Tulsky is arguably the best non-GM executive in the entire NHL. Every single owner should be throwing bags of money at him whenever he steps out in public in the hopes of courting him to run their hockey team – the Canucks included.
Simply put, Tulsky is the anti-Benning.
He doesn’t lose trades, can identify high-end bargain-free agents on the open market, and is a proponent of the importance of drafting and developing – areas in which Benning struggled mightily while running the Canucks.
What more could you ask for? Tulsky is a big reason for why the Hurricanes are a deep, talented, fast, and, most importantly, cap-compliant team with a stacked prospect cupboard despite currently being in the middle of a contention window that looks to stay open for years to come.
Tulsky been a supporting, albeit extremely influential, front office piece for years. Perhaps the urge to finally sit at the head of the table for a Canadian team might pry him out of his ideal surroundings.
1. Chris MacFarland
The Colorado Avalanche are a good hockey team. Chris MacFarland helped make them that way.
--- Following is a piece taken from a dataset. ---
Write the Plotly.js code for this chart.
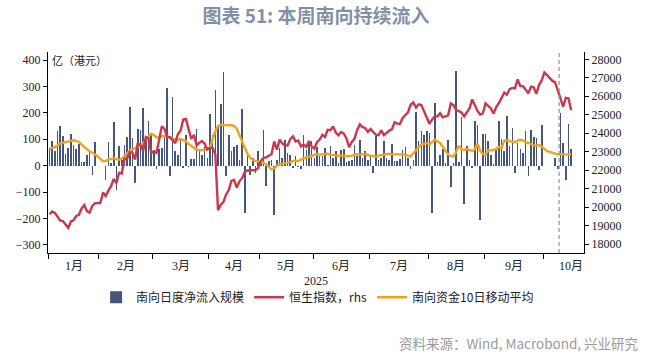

MacFarland joined the Avalanche in 2015 after 16 seasons with the Columbus Blue Jackets, arriving in Colorado shortly before the team started its meticulous ascent to the NHL’s elite.
Coincidence? I think not.
The 51-year-old has over 20 years of experience in an NHL front office and is an influential voice within arguably the best management group in the league. If there’s an AGM more deserving of a promotion, I have yet to see them.
MacFarland is ready. And the Canucks could be the perfect opportunity for him to show it.